_GIVEN EXERCISE_
Images should be left out, and everything else in the listing reproduced exactly.

═══ COLLECTED DATA ═══

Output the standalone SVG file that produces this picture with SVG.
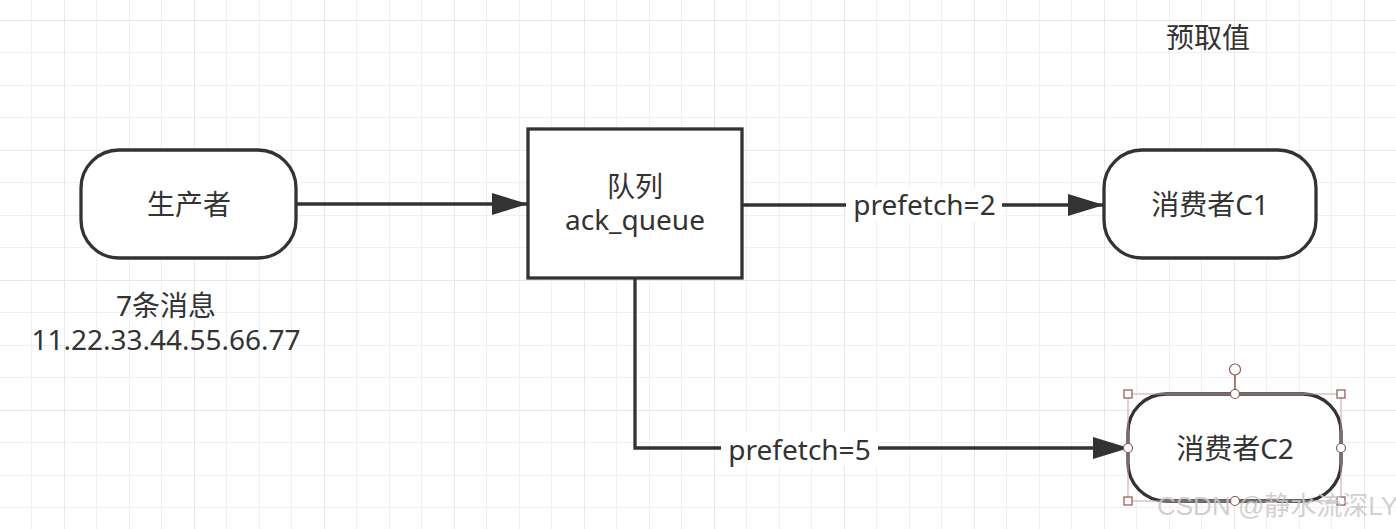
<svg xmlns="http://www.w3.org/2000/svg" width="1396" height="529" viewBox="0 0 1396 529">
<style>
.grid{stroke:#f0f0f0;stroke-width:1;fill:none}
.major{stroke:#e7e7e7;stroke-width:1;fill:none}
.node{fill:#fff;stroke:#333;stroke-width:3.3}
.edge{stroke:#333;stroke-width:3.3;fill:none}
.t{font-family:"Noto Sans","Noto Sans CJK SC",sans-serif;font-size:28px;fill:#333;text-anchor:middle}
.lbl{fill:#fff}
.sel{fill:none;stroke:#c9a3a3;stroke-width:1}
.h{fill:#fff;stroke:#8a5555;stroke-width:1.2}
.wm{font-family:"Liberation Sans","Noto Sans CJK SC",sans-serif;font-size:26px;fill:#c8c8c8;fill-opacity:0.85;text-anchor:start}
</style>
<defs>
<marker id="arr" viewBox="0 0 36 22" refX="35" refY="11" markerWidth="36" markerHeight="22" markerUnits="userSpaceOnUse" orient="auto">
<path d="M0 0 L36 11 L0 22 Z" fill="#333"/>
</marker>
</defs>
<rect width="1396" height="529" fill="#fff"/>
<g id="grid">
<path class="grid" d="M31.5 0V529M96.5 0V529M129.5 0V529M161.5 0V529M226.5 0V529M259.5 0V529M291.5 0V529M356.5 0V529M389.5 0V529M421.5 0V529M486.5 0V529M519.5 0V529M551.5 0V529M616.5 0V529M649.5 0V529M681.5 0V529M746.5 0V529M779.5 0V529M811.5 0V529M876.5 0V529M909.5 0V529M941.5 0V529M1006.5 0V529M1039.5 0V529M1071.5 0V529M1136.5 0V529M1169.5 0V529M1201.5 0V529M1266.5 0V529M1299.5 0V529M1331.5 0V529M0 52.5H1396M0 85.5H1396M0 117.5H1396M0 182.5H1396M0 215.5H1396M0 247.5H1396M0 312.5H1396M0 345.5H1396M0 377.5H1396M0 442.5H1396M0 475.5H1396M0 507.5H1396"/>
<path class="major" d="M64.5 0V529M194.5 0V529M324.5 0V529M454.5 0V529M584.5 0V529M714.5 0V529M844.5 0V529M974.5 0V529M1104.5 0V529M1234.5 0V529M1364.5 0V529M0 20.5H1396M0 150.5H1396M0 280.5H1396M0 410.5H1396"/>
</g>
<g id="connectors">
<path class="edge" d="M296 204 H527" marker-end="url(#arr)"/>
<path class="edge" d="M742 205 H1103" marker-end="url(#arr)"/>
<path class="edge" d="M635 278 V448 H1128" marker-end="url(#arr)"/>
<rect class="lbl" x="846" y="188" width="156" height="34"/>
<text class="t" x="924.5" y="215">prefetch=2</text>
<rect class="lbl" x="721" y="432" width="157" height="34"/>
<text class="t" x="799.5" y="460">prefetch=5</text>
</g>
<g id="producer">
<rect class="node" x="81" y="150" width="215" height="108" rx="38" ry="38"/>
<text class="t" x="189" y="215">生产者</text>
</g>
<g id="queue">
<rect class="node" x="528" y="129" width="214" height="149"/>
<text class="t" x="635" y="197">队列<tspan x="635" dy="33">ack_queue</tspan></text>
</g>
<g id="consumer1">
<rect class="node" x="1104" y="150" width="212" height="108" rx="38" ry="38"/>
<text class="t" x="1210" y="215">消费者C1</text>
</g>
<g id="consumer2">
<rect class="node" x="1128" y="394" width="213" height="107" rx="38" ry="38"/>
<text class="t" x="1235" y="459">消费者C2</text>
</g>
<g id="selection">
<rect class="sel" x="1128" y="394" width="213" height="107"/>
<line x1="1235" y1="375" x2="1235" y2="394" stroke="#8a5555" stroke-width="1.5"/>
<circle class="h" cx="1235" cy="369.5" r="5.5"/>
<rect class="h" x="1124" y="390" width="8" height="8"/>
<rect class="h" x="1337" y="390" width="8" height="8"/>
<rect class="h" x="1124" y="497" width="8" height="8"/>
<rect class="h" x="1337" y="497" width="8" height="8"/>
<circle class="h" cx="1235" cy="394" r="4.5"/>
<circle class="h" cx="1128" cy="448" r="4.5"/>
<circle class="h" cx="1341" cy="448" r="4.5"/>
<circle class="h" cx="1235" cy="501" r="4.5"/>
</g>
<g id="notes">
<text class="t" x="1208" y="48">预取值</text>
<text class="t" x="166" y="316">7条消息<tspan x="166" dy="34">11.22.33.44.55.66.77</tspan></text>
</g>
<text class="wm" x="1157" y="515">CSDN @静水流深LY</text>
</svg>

═══

_THE RESULT_
Output the standalone SVG file that produces this picture with SVG.
<svg xmlns="http://www.w3.org/2000/svg" width="1396" height="529" viewBox="0 0 1396 529">
<style>
.grid{stroke:#f0f0f0;stroke-width:1;fill:none}
.major{stroke:#e7e7e7;stroke-width:1;fill:none}
.node{fill:#fff;stroke:#333;stroke-width:3.3}
.edge{stroke:#333;stroke-width:3.3;fill:none}
.t{font-family:"Noto Sans","Noto Sans CJK SC",sans-serif;font-size:28px;fill:#333;text-anchor:middle}
.lbl{fill:#fff}
.sel{fill:none;stroke:#c9a3a3;stroke-width:1}
.h{fill:#fff;stroke:#8a5555;stroke-width:1.2}
.wm{font-family:"Liberation Sans","Noto Sans CJK SC",sans-serif;font-size:26px;fill:#c8c8c8;fill-opacity:0.85;text-anchor:start}
</style>
<defs>
<marker id="arr" viewBox="0 0 36 22" refX="35" refY="11" markerWidth="36" markerHeight="22" markerUnits="userSpaceOnUse" orient="auto">
<path d="M0 0 L36 11 L0 22 Z" fill="#333"/>
</marker>
</defs>
<rect width="1396" height="529" fill="#fff"/>
<g id="grid">
<path class="grid" d="M31.5 0V529M96.5 0V529M129.5 0V529M161.5 0V529M226.5 0V529M259.5 0V529M291.5 0V529M356.5 0V529M389.5 0V529M421.5 0V529M486.5 0V529M519.5 0V529M551.5 0V529M616.5 0V529M649.5 0V529M681.5 0V529M746.5 0V529M779.5 0V529M811.5 0V529M876.5 0V529M909.5 0V529M941.5 0V529M1006.5 0V529M1039.5 0V529M1071.5 0V529M1136.5 0V529M1169.5 0V529M1201.5 0V529M1266.5 0V529M1299.5 0V529M1331.5 0V529M0 52.5H1396M0 85.5H1396M0 117.5H1396M0 182.5H1396M0 215.5H1396M0 247.5H1396M0 312.5H1396M0 345.5H1396M0 377.5H1396M0 442.5H1396M0 475.5H1396M0 507.5H1396"/>
<path class="major" d="M64.5 0V529M194.5 0V529M324.5 0V529M454.5 0V529M584.5 0V529M714.5 0V529M844.5 0V529M974.5 0V529M1104.5 0V529M1234.5 0V529M1364.5 0V529M0 20.5H1396M0 150.5H1396M0 280.5H1396M0 410.5H1396"/>
</g>
<g id="connectors">
<path class="edge" d="M296 204 H527" marker-end="url(#arr)"/>
<path class="edge" d="M742 205 H1103" marker-end="url(#arr)"/>
<path class="edge" d="M635 278 V448 H1128" marker-end="url(#arr)"/>
<rect class="lbl" x="846" y="188" width="156" height="34"/>
<text class="t" x="924.5" y="215">prefetch=2</text>
<rect class="lbl" x="721" y="432" width="157" height="34"/>
<text class="t" x="799.5" y="460">prefetch=5</text>
</g>
<g id="producer">
<rect class="node" x="81" y="150" width="215" height="108" rx="38" ry="38"/>
<text class="t" x="189" y="215">生产者</text>
</g>
<g id="queue">
<rect class="node" x="528" y="129" width="214" height="149"/>
<text class="t" x="635" y="197">队列<tspan x="635" dy="33">ack_queue</tspan></text>
</g>
<g id="consumer1">
<rect class="node" x="1104" y="150" width="212" height="108" rx="38" ry="38"/>
<text class="t" x="1210" y="215">消费者C1</text>
</g>
<g id="consumer2">
<rect class="node" x="1128" y="394" width="213" height="107" rx="38" ry="38"/>
<text class="t" x="1235" y="459">消费者C2</text>
</g>
<g id="selection">
<rect class="sel" x="1128" y="394" width="213" height="107"/>
<line x1="1235" y1="375" x2="1235" y2="394" stroke="#8a5555" stroke-width="1.5"/>
<circle class="h" cx="1235" cy="369.5" r="5.5"/>
<rect class="h" x="1124" y="390" width="8" height="8"/>
<rect class="h" x="1337" y="390" width="8" height="8"/>
<rect class="h" x="1124" y="497" width="8" height="8"/>
<rect class="h" x="1337" y="497" width="8" height="8"/>
<circle class="h" cx="1235" cy="394" r="4.5"/>
<circle class="h" cx="1128" cy="448" r="4.5"/>
<circle class="h" cx="1341" cy="448" r="4.5"/>
<circle class="h" cx="1235" cy="501" r="4.5"/>
</g>
<g id="notes">
<text class="t" x="1208" y="48">预取值</text>
<text class="t" x="166" y="316">7条消息<tspan x="166" dy="34">11.22.33.44.55.66.77</tspan></text>
</g>
<text class="wm" x="1157" y="515">CSDN @静水流深LY</text>
</svg>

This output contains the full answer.